Pasan las décadas, los directores, los actores e incluso el mismísimo George Lucas, y sin embargo Star Wars sigue ahí, firme junto a la grey seguidora del enfrentamiento eterno entre el lado oscuro y el lado luminoso de la Fuerza. Ya con su demiurgo definitivamente alejado de los roles creativos centrales y la aceitada lógica de explotación comercial del emporio Disney lubricándolo todo, la tercera etapa de la saga, iniciada el año pasado con El despertar de la Fuerza, se aproxima a un punto medio que recién alcanzará en 2017 con Episodio VIII, y culminará en 2019 con el IX. Para calmar la ansiedad y, por qué no, instalar definitivamente la marca entre los millennials, a quienes los efectos especiales y el tempo dramatúrgico de fines de los 70 y principios de los 80 les generan cualquier cosa menos una conexión emocional similar a la de los seguidores de antaño, el estudio de Mickey preparó dos spin-off que funcionan como relatos autosuficientes y medianamente periféricos a la historia central. Lo que no implica, claro, que una somera familiarización previa con los nombres fundamentales de este universo no  sea bienvenida.

La primera de esas derivaciones es Rogue One: Una historia de Star Wars, y su lanzamiento mundial –Argentina incluida– concretado hoy (la segunda llegará en 2018) será, para algunos, una grandísima noticia; para la gran mayoría, en cambio, se tratará de otro de los tanques hollywoodenses que inundan la cartelera jueves tras jueves, uno que para colmo es bastante parecido al anterior y seguramente al que vendrá.
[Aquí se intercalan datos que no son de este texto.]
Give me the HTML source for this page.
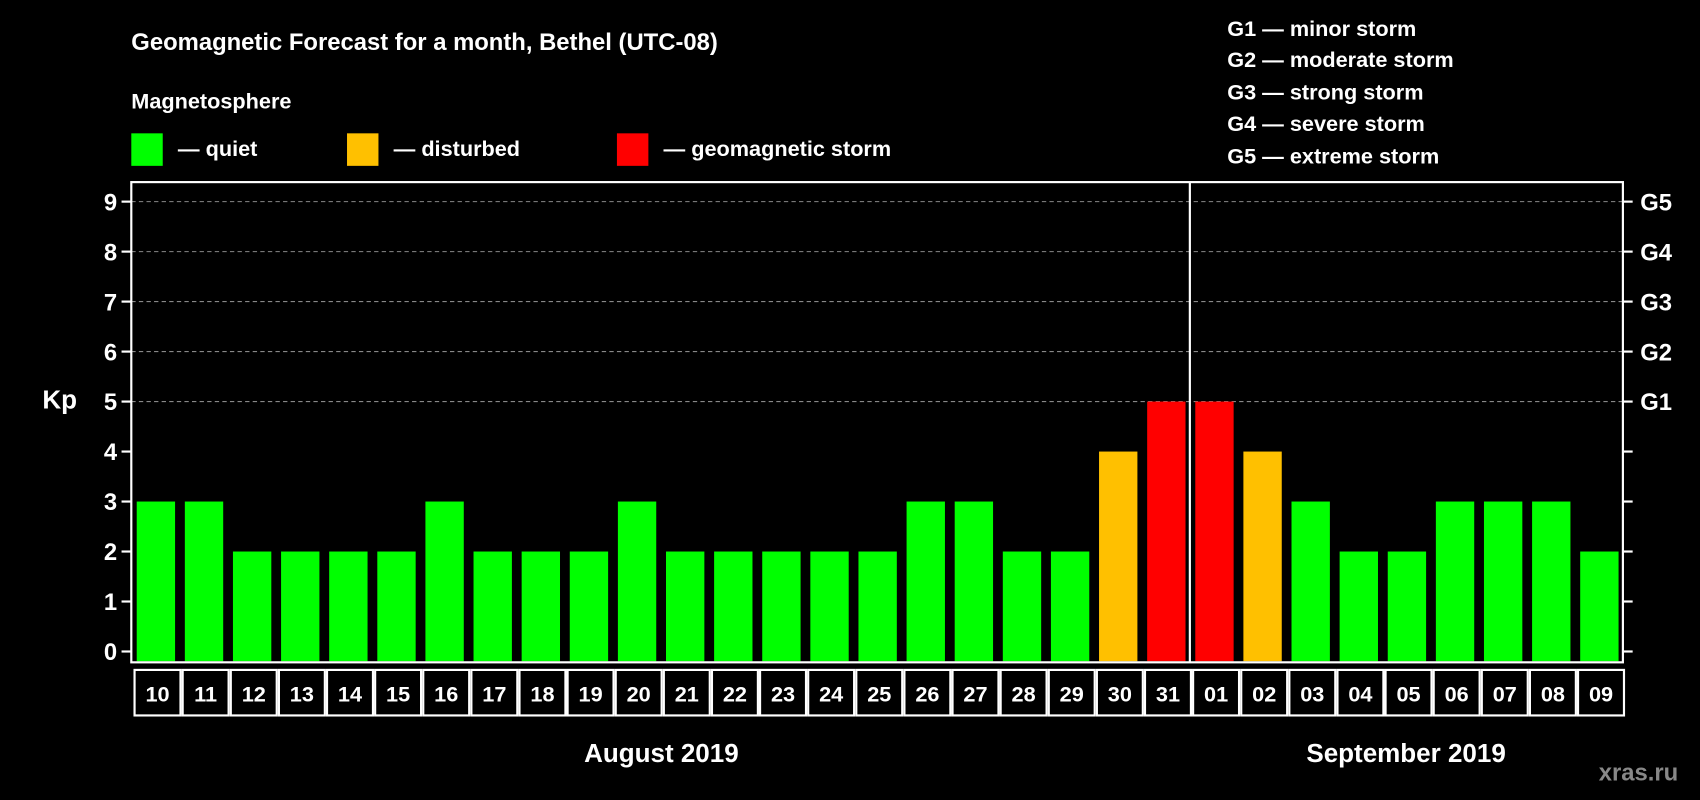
<!DOCTYPE html>
<html><head><meta charset="utf-8"><style>
html,body{margin:0;padding:0;background:#000;}
svg{display:block;font-family:"Liberation Sans",Arial,sans-serif;font-weight:bold;}
</style></head><body>
<svg id="chart" width="1700" height="800" viewBox="0 0 1568 738" xmlns="http://www.w3.org/2000/svg">
<rect width="1568" height="738" fill="#000"/>
<text x="121" y="46" fill="#fff" font-size="22">Geomagnetic Forecast for a month, Bethel (UTC-08)</text>
<text x="121" y="100" fill="#fff" font-size="20">Magnetosphere</text>
<g><rect x="121" y="123" width="29" height="30" fill="#00ff00"/><text x="164" y="144" fill="#fff" font-size="20">— quiet</text></g>
<g><rect x="320" y="123" width="29" height="30" fill="#ffc000"/><text x="363" y="144" fill="#fff" font-size="20">— disturbed</text></g>
<g><rect x="569" y="123" width="29" height="30" fill="#ff0000"/><text x="612" y="144" fill="#fff" font-size="20">— geomagnetic storm</text></g>
<g fill="#fff" font-size="20">
<text x="1132" y="33">G1 — minor storm</text>
<text x="1132" y="62">G2 — moderate storm</text>
<text x="1132" y="92">G3 — strong storm</text>
<text x="1132" y="121">G4 — severe storm</text>
<text x="1132" y="151">G5 — extreme storm</text>
</g>
<text x="39" y="377" fill="#fff" font-size="24">Kp</text>
<g id="grid"></g><g id="bars"></g><g id="axes"></g><g id="dates"></g>
<rect x="121" y="168" width="1376" height="443" fill="none" stroke="#fff" stroke-width="2"/>
<text x="610" y="703" fill="#fff" font-size="24" text-anchor="middle">August 2019</text>
<text x="1297" y="703" fill="#fff" font-size="24" text-anchor="middle">September 2019</text>
<text x="1548" y="720" fill="#888" font-size="22" text-anchor="end">xras.ru</text>
</svg>
<script>
const days = ["10","11","12","13","14","15","16","17","18","19","20","21","22","23","24","25","26","27","28","29","30","31","01","02","03","04","05","06","07","08","09"];
const kpValues = [3,3,2,2,2,2,3,2,2,2,3,2,2,2,2,2,3,3,2,2,4,5,5,4,3,2,2,3,3,3,2];
const yTicks = [0,1,2,3,4,5,6,7,8,9];
const gLabels = ["","","","","","G1","G2","G3","G4","G5"];
const monthBreak = 22;

const NS="http://www.w3.org/2000/svg";
const L=121,R=1497,Y0=601,Y9=186;
const slot=(R-L)/days.length;
const y=v=>Y0-(Y0-Y9)*v/9;
const x=i=>L+i*slot;
function mk(tag,attrs,parent){const e=document.createElementNS(NS,tag);for(const k in attrs)e.setAttribute(k,attrs[k]);document.getElementById(parent).appendChild(e);return e;}
yTicks.forEach((t,i)=>{
  if(t>=5){const g=mk('line',{x1:L,x2:R,y1:y(t),y2:y(t),stroke:'#888','stroke-dasharray':'4,3','stroke-width':1},'grid');
  
  }
  const tl=mk('line',{x1:L-9,x2:L,y1:y(t),y2:y(t),stroke:'#fff','stroke-width':2},'axes');
  
  
  const tr=mk('line',{x1:R,x2:R+9,y1:y(t),y2:y(t),stroke:'#fff','stroke-width':2},'axes');
  
  
  const lb=mk('text',{x:L-13,y:y(t)+8,fill:'#fff','font-size':22,'text-anchor':'end'},'axes');
  lb.textContent=t;
  
  
  if(gLabels[i]){const gl=mk('text',{x:R+16,y:y(t)+8,fill:'#fff','font-size':22},'axes');
  gl.textContent=gLabels[i];
  
  }
});
kpValues.forEach((v,i)=>{
  const c=v>=5?'#ff0000':(v>=4?'#ffc000':'#00ff00');
  const b=mk('rect',{x:x(i)+5,y:y(v),width:slot-9,height:Y0-y(v)+9,fill:c},'bars');
  
  
  const d=mk('rect',{x:x(i)+3,y:618,width:slot-2,height:42,fill:'none',stroke:'#fff','stroke-width':2},'dates');
  
  
  const t=mk('text',{x:x(i)+slot/2+2,y:647,fill:'#fff','font-size':20,'text-anchor':'middle'},'dates');
  t.textContent=days[i];
  
  
});
const ml=mk('line',{x1:x(monthBreak),x2:x(monthBreak),y1:168,y2:611,stroke:'#fff','stroke-width':2},'axes');


</script>
</body></html>
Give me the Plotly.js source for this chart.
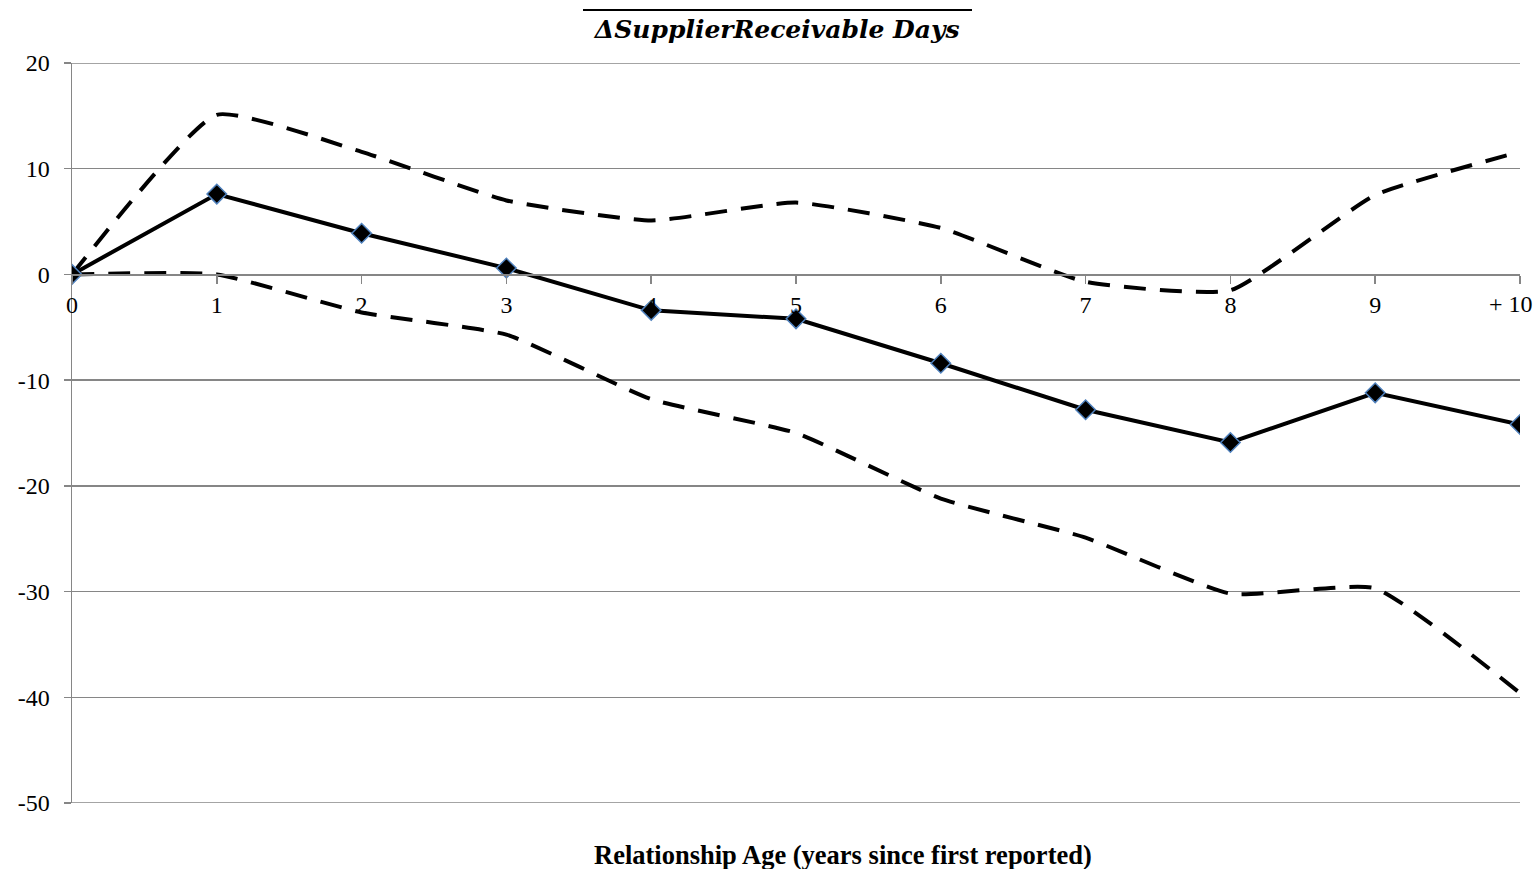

Esto porque la velocidad del recorrido narrativo, el carácter meramente funcional de sus personajes, los diálogos pesadamente escritos y la tendencia a avanzar menos por progresión dramática que por acumulación de situaciones están fechados en una contemporaneidad absoluta: basta ver el volumen y la forma expositiva y frenética con que se plantean los sucesos durante la primera hora para comprobar que, al menos en este sentido, la adaptación de la saga galáctica a los usos y costumbres del cine multitarget del siglo XXI está yendo por el buen camino.

Situado en algún punto entre el Episodio III y IV, y con Gareth Edwards (Godzilla) como director, el film comienza con el secuestro de un científico colaborador del Imperio acusado de traición (Mads Mikkelsen), hecho del que su pequeña hija Jyn es salvaguardada gracias a la intervención del rebelde radical Saw Gerrera (Forest Whitaker). Un tiempo después, la nena devenida en mujer (Felicity Jones) y el soldado ya convertido en mito huirán junto a otro compañero de armas (Diego Luna) a una luna desértica llamada Jedha. Difícil atribuirle a la casualidad que allí se desarrollen un par de secuencias de acción urbana con enfrentamientos cuerpo a cuerpo dignos de una guerra de guerrillas y más cercanos a un ideario distópico que al de la cultura de los sables láser. A fin de cuentas, si el término Star Wars quedó asociado directamente a una de las etapas más álgidas de la Guerra Fría, tiene lógica que el nombre de este escenario –en el que transcurre gran parte de la primera mitad del metraje y que está, claro, gobernado por el Mal– sea el mismo de la ciudad más importante de la provincia árabe de La Meca, cuna del islamismo al que Estados Unidos viene enfrentándose, directa o indirectamente, desde el 11-S.

No tiene demasiado sentido coquetear con el spoiler, en parte para velar por la integridad física del cronista, pero sobre todo porque los quiebres de guión suceden a intervalos tan cercanos como regulares. Sí vale decir que recién sobre su segunda mitad Rogue One clarifica su berenjenal de escenarios y nombres para convertirse en un relato límpido, terso en su desarrollo y con un espíritu aventurero amable e incluso estimulante. En este tramo, el director Edwards demuestra haber aprendido algo de J.J. Abrams, responsable del Episodio VII y quizá quien más y mejor comprende el actual paradigma de cine de gran espectáculo contemporáneo. Lo hace planteándole a su troupe de héroes descastados el robo de unos planos como misión, convirtiendo al film en una suerte de Doce del patíbulo que no transcurre en la Segunda Guerra Mundial, sino “hace mucho tiempo, en una galaxia muy, muy lejana”.